Thursday, June 7, 2012

En Route

Why is it that each time I find myself in the Paris airport, it looks completely different?  I remember once being in a modern terminal with arching wooden ceilings, and another time emerging from my gate into a white tunnel and slanted walkways.  This time, my particular section of this expansive traveling place is equal parts 70's and space age.  After using some French to wiggle my way through yet another round of security, I'm now reclining on a chaise that looks like it may have been shared by the Brady and Jetson families at one point in time.  Somewhere behind me, there's some sort of strangely repetitive zen music, which I guess is meant to relax me.  Still, although it's nearly 2 AM in Atlanta right now, I can't stop reviewing all that will happen in the next 24 hours, so rest is difficult.

My resting place of choice in Paris

Fortunately, I had an uneventful flight to Paris.  After making my way through Atlanta's beautiful new international terminal, only to discover that my flight was actually in the old terminal, I hugged mom and dad goodbye (some tissues involved) and hopped on the plane.  The guy next to me was a former Wofford basketball player who had competed against Stephen Curry in his prime.  We got along.  With any luck, my next flight to Amman will be just as smooth.

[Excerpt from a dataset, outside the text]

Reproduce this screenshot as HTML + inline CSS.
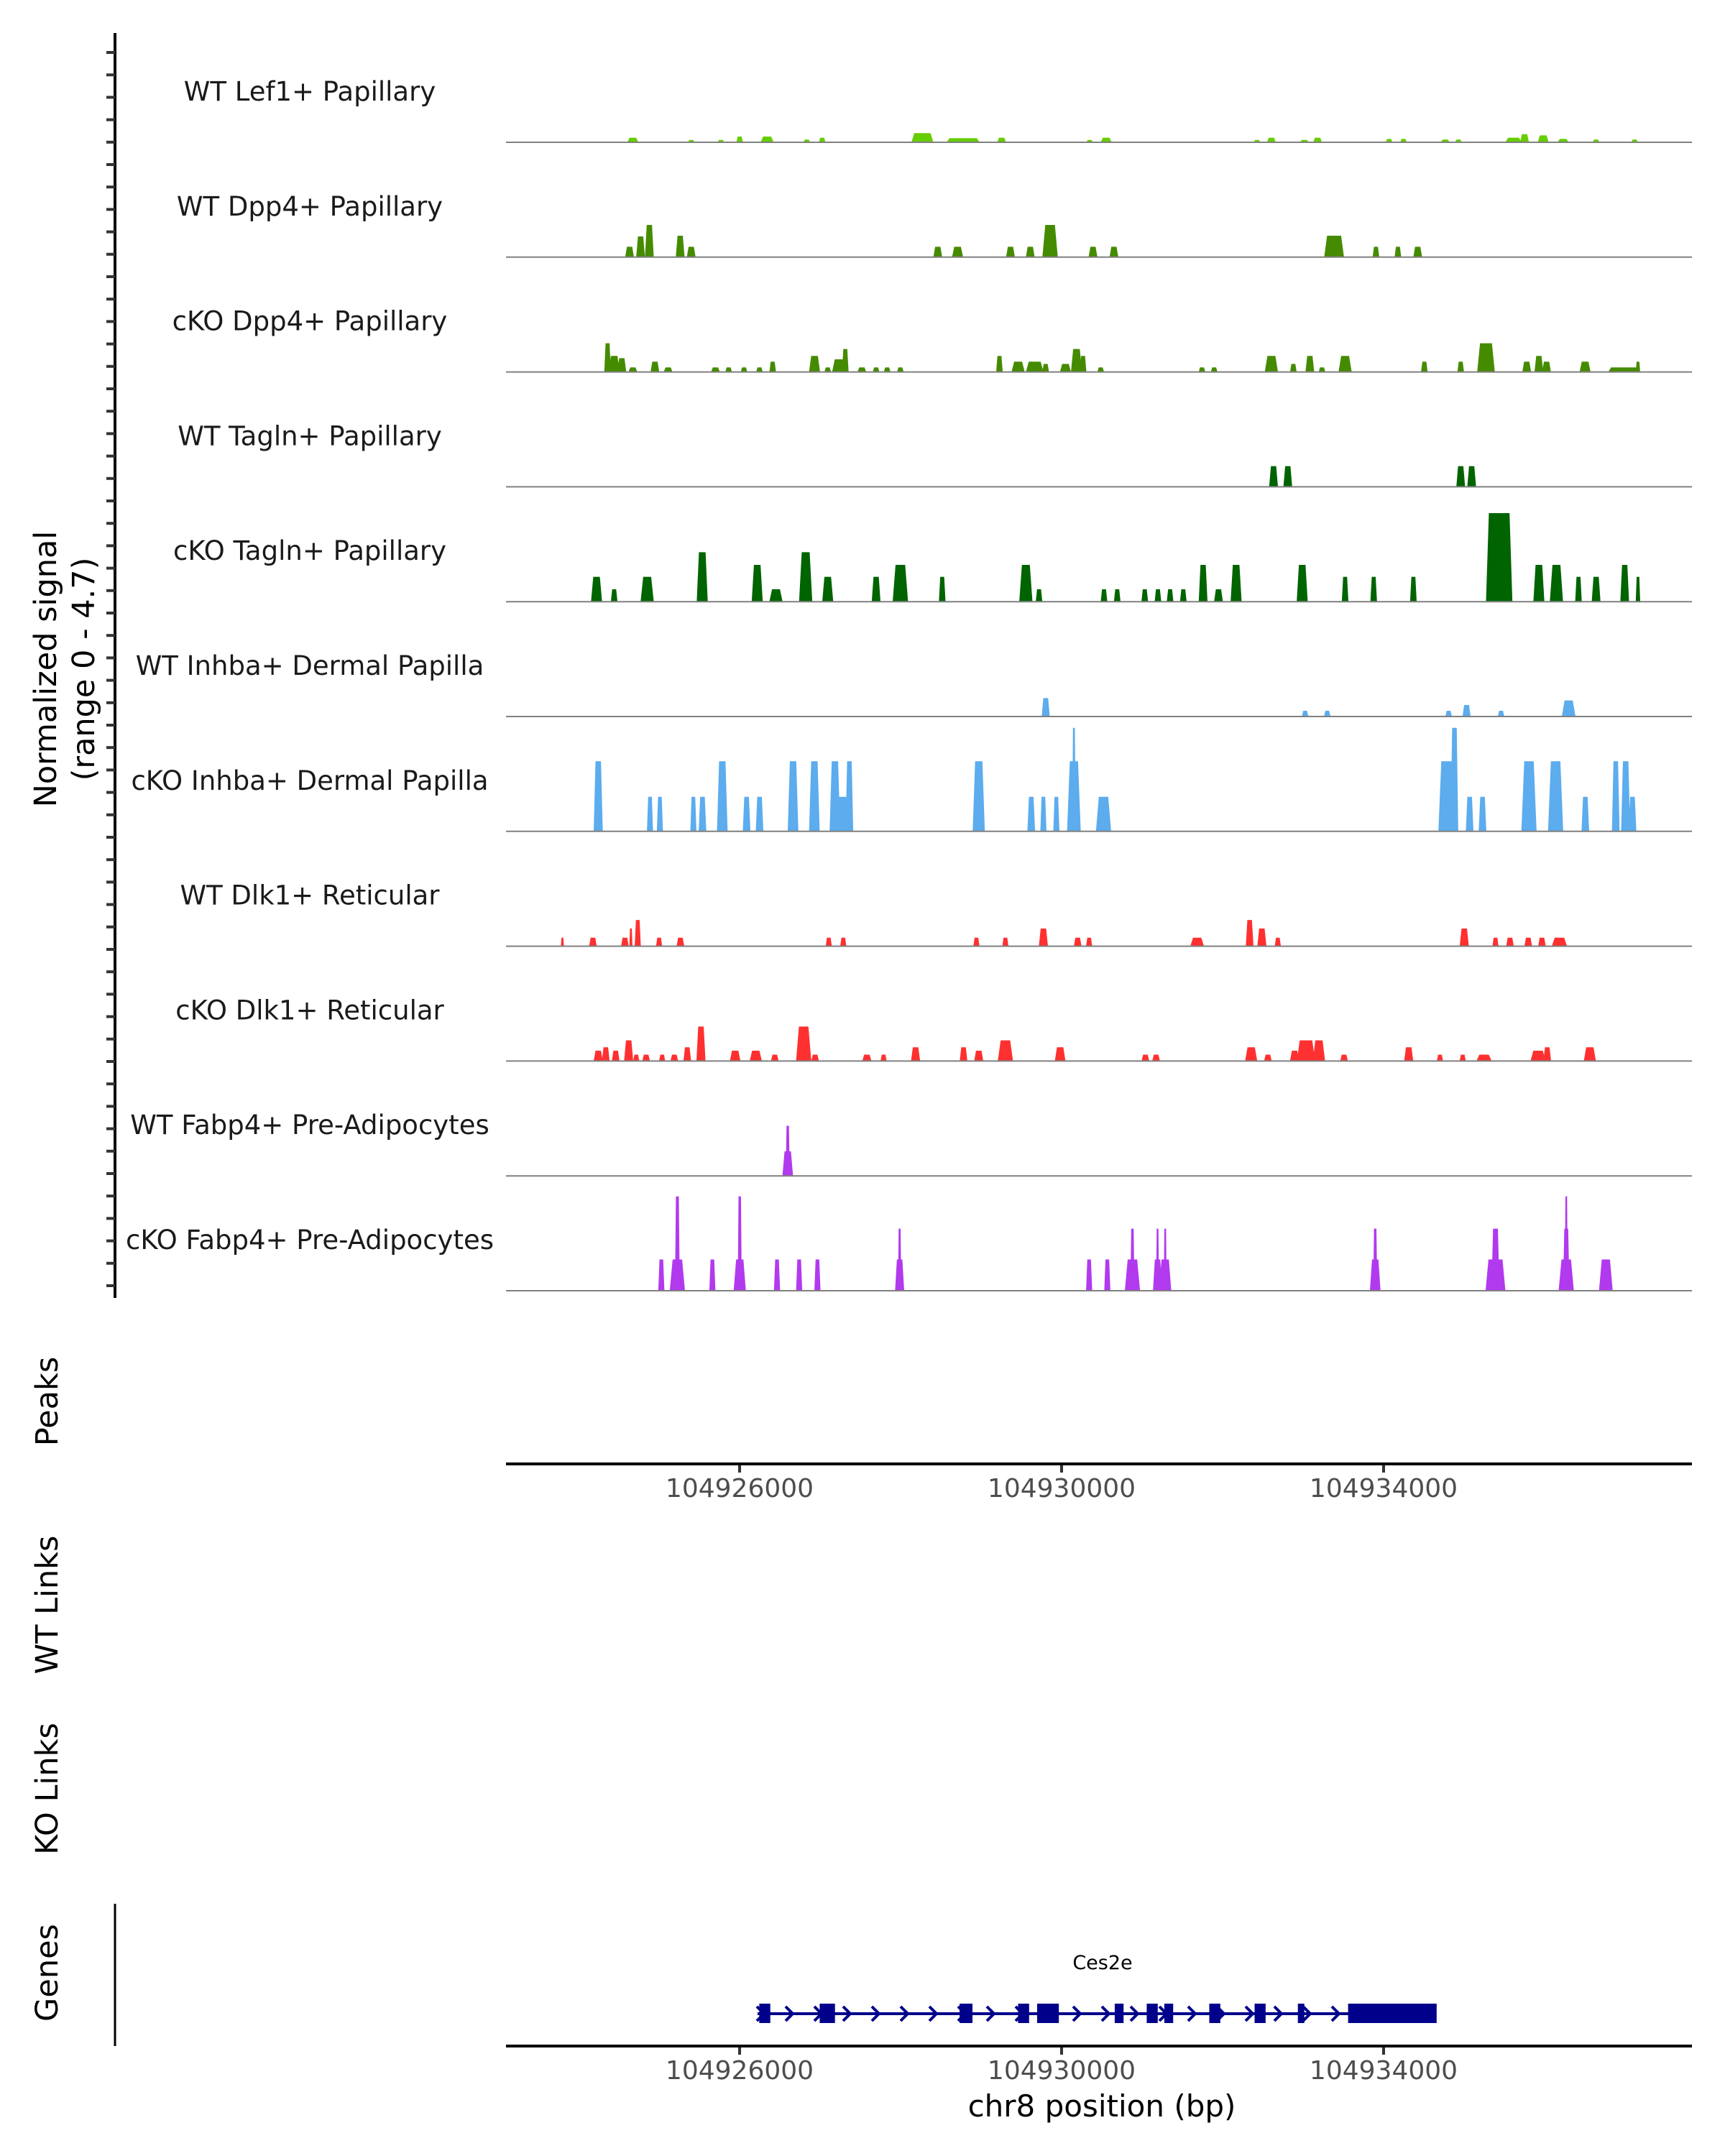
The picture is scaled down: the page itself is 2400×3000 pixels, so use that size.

For now, I have about 6 more hours to kill before takeoff.  Knowing that I would be here a while, I rented The Business of Being Born, which I know will please Gracie, along with Breakfast at Tiffany's and Under the Tuscan Sun.  I've got my journal and my collection of Flannery O'Connor short stories in my bag and, of course, some study material if all else fails.  Maybe I'll even go on a hunt for a good croque madame when I get hungry--yum!

Ready to go!

Saturday, June 2, 2012

يَلا

Less than a year ago, the title of this first post would have been completely incomprehensible to me.  Having taken French for most of my life, reading from right to left was pretty foreign.  Looking to learn something new and expose myself to a different culture, I decided to take up Arabic last fall.  Now, after a year of learning Arabic at Davidson, I've learned enough to entitle this post "Yalla!," or "Let's go!"  An apt choice, given my eager anticipation of the journeys ahead.  


This summer, I will be completing the intermediate level of Arabic at the Qasid Institute in Amman, Jordan.  Some students at Qasid are completing undergrad and graduate degrees, while others are learning Arabic for their careers or to better understand their faith.  Among the 230 students enrolled for the upcoming term, 7 of us are from Davidson, so I'll be in good company along the way.  


Apart from lots and lots of studying, I'm hoping to explore the area (Petra, the Dead Sea, perhaps Jerusalem), which is of course steeped in religious, historical, and political significance.  On a lighter note, I'm also dying to ride a camel.  The tourist in me cannot be denied.


For now, I'm enjoying 4 more nights at home before jet-setting out for my summer adventure.  My most pressing task is to finish up my packing of long skirts and lots of sunscreen.  Even after purging myself of as much pleasure reading as I can afford to, this 50 lb. limit is proving to be a challenge.  Arabic books are heavy!